_Exercise:_ Skipping all pictures, set down the lines of the listing from the first through the one with "var zs = [5, 2, 3, 1, 6];".

Source code of charts:
● ● ● ●
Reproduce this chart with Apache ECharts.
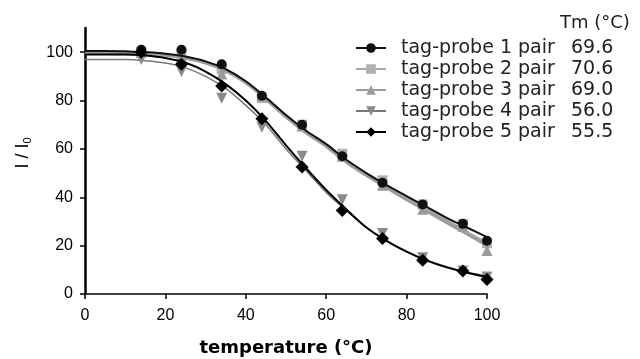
<!DOCTYPE html>
<html>
<head>
<meta charset="utf-8">
<script src="https://cdn.jsdelivr.net/npm/echarts@6/dist/echarts.min.js"></script>
<style>
  html, body { margin: 0; padding: 0; background: #fff; }
  #chart { width: 640px; height: 359px; }
</style>
</head>
<body>
<div id="chart"></div>
<script>
// measured temperatures (deg C) and normalised signal I/I0
var temps = [14, 24, 34, 44, 54, 64, 74, 84, 94, 100];
var probe1 = [101, 101, 95, 82, 70, 57, 46, 37, 29, 22];
var probe2 = [100, 99.5, 93, 81, 70, 58, 47, 37, 29, 21];
var probe3 = [100, 98, 91, 82, 69.5, 57, 45, 35, 28, 18];
var probe4 = [97, 92, 81, 69, 57, 39, 25, 15, 9.5, 7];
var probe5 = [100, 95, 86, 72.5, 52.5, 34.5, 23, 14, 9.5, 6];

// fitted melting curves, every 5 deg
var fitTemps = [0, 5, 10, 15, 20, 25, 30, 35, 40, 45, 50, 55, 60, 65, 70, 75, 80, 85, 90, 95, 100];
var fit1 = [100.5, 100.5, 100.4, 100, 99.4, 98.2, 96.2, 93, 88, 81.3, 74, 67.5, 62, 55.5, 50, 45, 40.5, 36, 31.5, 27.5, 23.5];
var fit2 = [100, 100, 99.9, 99.6, 99, 97.8, 95.8, 92.6, 87.6, 80.8, 73.5, 67, 61.5, 55, 49.5, 44.5, 39.5, 35, 30.5, 25.5, 21];
var fit3 = [99.5, 99.5, 99.4, 99.2, 98.7, 97.5, 95.5, 92.3, 87.3, 80.5, 73.2, 66.7, 61, 54.5, 49, 44, 39, 34.2, 29.5, 24.8, 20];
var fit4 = [97, 97, 97, 96.5, 95.5, 93.5, 90, 85, 78, 70, 60, 51, 42, 34.5, 27.5, 22, 17.5, 14, 11.3, 9, 7.5];
var fit5 = [99, 99, 99, 98.6, 97.6, 95.6, 92, 86.8, 80, 71.5, 61.5, 52, 43, 35, 27.5, 22, 17.5, 13.8, 11, 8.8, 7];

var names = ['tag-probe 1 pair', 'tag-probe 2 pair', 'tag-probe 3 pair', 'tag-probe 4 pair', 'tag-probe 5 pair'];
var tm = ['69.6', '70.6', '69.0', '56.0', '55.5'];
var yTicks = [0, 20, 40, 60, 80, 100];

var points = [probe1, probe2, probe3, probe4, probe5];
var fits = [fit1, fit2, fit3, fit4, fit5];
var colors = ['#111', '#b0b0b0', '#9a9a9a', '#8a8a8a', '#000'];
var lineColors = ['#111', '#a8a8a8', '#9c9c9c', '#777', '#000'];
var lineWidths = [2, 3, 3, 1.5, 2];
var symbols = ['circle', 'rect', 'triangle', 'triangle', 'diamond'];
var symbolRot = [0, 0, 0, 180, 0];
var symbolSizes = [10, 10, 11, 11, 13];
var zs = [5, 2, 3, 1, 6];

function pair(xs, ys) {
    return xs.map(function (x, i) { return [x, ys[i]]; });
}

var series = [];
for (var i = 0; i < 5; i++) {
    series.push({
        name: names[i],
        type: 'line',
        data: pair(fitTemps, fits[i]),
        smooth: 0.3,
        showSymbol: false,
        symbol: symbols[i],
        symbolRotate: symbolRot[i],
        symbolSize: symbolSizes[i],
        itemStyle: { color: colors[i] },
        lineStyle: { color: lineColors[i], width: lineWidths[i] },
        z: zs[i]
    });
}
for (var j = 0; j < 5; j++) {
    series.push({
        name: names[j],
        type: 'scatter',
        data: pair(temps, points[j]),
        symbol: symbols[j],
        symbolRotate: symbolRot[j],
        symbolSize: symbolSizes[j],
        itemStyle: { color: colors[j], opacity: 1 },
        z: zs[j] + 0.5
    });
}

var chart = echarts.init(document.getElementById('chart'));
chart.setOption({
    animation: false,
    backgroundColor: '#fff',
    title: {
        text: 'Tm (°C)',
        left: 560,
        top: 14,
        padding: 0,
        textStyle: { fontFamily: 'DejaVu Sans', fontSize: 18, fontWeight: 'normal', color: '#222' }
    },
    legend: {
        data: names,
        orient: 'vertical',
        left: 355,
        top: 38,
        itemWidth: 30,
        itemHeight: 12,
        itemGap: 1,
        padding: 0,
        formatter: function (name) {
            return '{n|' + name + '}{t|' + tm[names.indexOf(name)] + '}';
        },
        textStyle: {
            fontFamily: 'DejaVu Sans',
            fontSize: 19,
            color: '#222',
            lineHeight: 20,
            rich: {
                n: { fontFamily: 'DejaVu Sans', fontSize: 19, color: '#222', width: 170, padding: [0, 0, 0, 10] },
                t: { fontFamily: 'DejaVu Sans', fontSize: 19, color: '#222' }
            }
        }
    },
    grid: { left: 85, right: 153, top: 28, bottom: 65, containLabel: false, outerBoundsMode: 'none' },
    xAxis: {
        type: 'value',
        min: 0,
        max: 100,
        interval: 20,
        name: 'temperature (°C)',
        nameLocation: 'middle',
        nameGap: 45,
        nameTextStyle: { fontFamily: 'DejaVu Sans', fontWeight: 'bold', fontSize: 18, color: '#000' },
        axisLine: { onZero: false, lineStyle: { color: '#000', width: 1.5 } },
        axisTick: { length: 5, lineStyle: { color: '#000', width: 1.5 } },
        axisLabel: { margin: 14, fontFamily: 'Liberation Sans', fontSize: 16, color: '#000' },
        splitLine: { show: false }
    },
    yAxis: {
        type: 'value',
        min: 0,
        max: 110,
        name: 'I / I{s|0}',
        nameLocation: 'middle',
        nameRotate: 90,
        nameGap: 52,
        nameTextStyle: {
            fontFamily: 'Liberation Sans', fontSize: 18, color: '#000',
            padding: [0, 0, 0, 16],
            rich: { s: { fontFamily: 'Liberation Sans', fontSize: 11, color: '#000', verticalAlign: 'bottom', padding: [8, 0, 0, 0] } }
        },
        axisLine: { onZero: false, lineStyle: { color: '#000', width: 2.5 } },
        axisTick: { length: 5, customValues: yTicks, lineStyle: { color: '#000', width: 1.5 } },
        axisLabel: { margin: 12, customValues: yTicks, fontFamily: 'Liberation Sans', fontSize: 16, color: '#000' },
        splitLine: { show: false }
    },
    series: series
});
</script>
</body>
</html>
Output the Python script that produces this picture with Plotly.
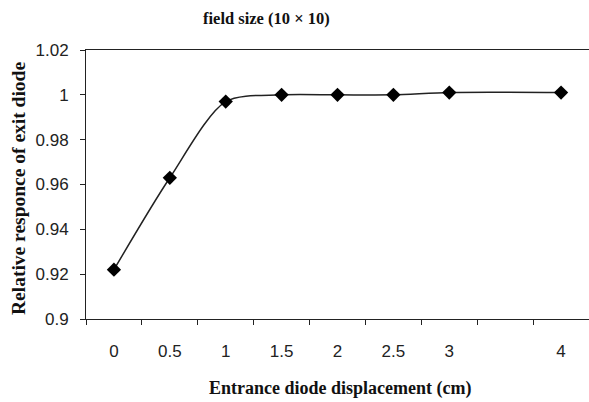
● ● ● ●
_The response:_
Reproduce this chart with Apache ECharts.
<!DOCTYPE html>
<html>
<head>
<meta charset="utf-8">
<script src="https://cdn.jsdelivr.net/npm/echarts@6/dist/echarts.min.js"></script>
<style>
  html, body { margin: 0; padding: 0; background: #fff; }
  #chart { width: 640px; height: 359px; }
</style>
</head>
<body>
<div id="chart"></div>
<script>
// measured temperatures (deg C) and normalised signal I/I0
var temps = [14, 24, 34, 44, 54, 64, 74, 84, 94, 100];
var probe1 = [101, 101, 95, 82, 70, 57, 46, 37, 29, 22];
var probe2 = [100, 99.5, 93, 81, 70, 58, 47, 37, 29, 21];
var probe3 = [100, 98, 91, 82, 69.5, 57, 45, 35, 28, 18];
var probe4 = [97, 92, 81, 69, 57, 39, 25, 15, 9.5, 7];
var probe5 = [100, 95, 86, 72.5, 52.5, 34.5, 23, 14, 9.5, 6];

// fitted melting curves, every 5 deg
var fitTemps = [0, 5, 10, 15, 20, 25, 30, 35, 40, 45, 50, 55, 60, 65, 70, 75, 80, 85, 90, 95, 100];
var fit1 = [100.5, 100.5, 100.4, 100, 99.4, 98.2, 96.2, 93, 88, 81.3, 74, 67.5, 62, 55.5, 50, 45, 40.5, 36, 31.5, 27.5, 23.5];
var fit2 = [100, 100, 99.9, 99.6, 99, 97.8, 95.8, 92.6, 87.6, 80.8, 73.5, 67, 61.5, 55, 49.5, 44.5, 39.5, 35, 30.5, 25.5, 21];
var fit3 = [99.5, 99.5, 99.4, 99.2, 98.7, 97.5, 95.5, 92.3, 87.3, 80.5, 73.2, 66.7, 61, 54.5, 49, 44, 39, 34.2, 29.5, 24.8, 20];
var fit4 = [97, 97, 97, 96.5, 95.5, 93.5, 90, 85, 78, 70, 60, 51, 42, 34.5, 27.5, 22, 17.5, 14, 11.3, 9, 7.5];
var fit5 = [99, 99, 99, 98.6, 97.6, 95.6, 92, 86.8, 80, 71.5, 61.5, 52, 43, 35, 27.5, 22, 17.5, 13.8, 11, 8.8, 7];

var names = ['tag-probe 1 pair', 'tag-probe 2 pair', 'tag-probe 3 pair', 'tag-probe 4 pair', 'tag-probe 5 pair'];
var tm = ['69.6', '70.6', '69.0', '56.0', '55.5'];
var yTicks = [0, 20, 40, 60, 80, 100];

var points = [probe1, probe2, probe3, probe4, probe5];
var fits = [fit1, fit2, fit3, fit4, fit5];
var colors = ['#111', '#b0b0b0', '#9a9a9a', '#8a8a8a', '#000'];
var lineColors = ['#111', '#a8a8a8', '#9c9c9c', '#777', '#000'];
var lineWidths = [2, 3, 3, 1.5, 2];
var symbols = ['circle', 'rect', 'triangle', 'triangle', 'diamond'];
var symbolRot = [0, 0, 0, 180, 0];
var symbolSizes = [10, 10, 11, 11, 13];
var zs = [5, 2, 3, 1, 6];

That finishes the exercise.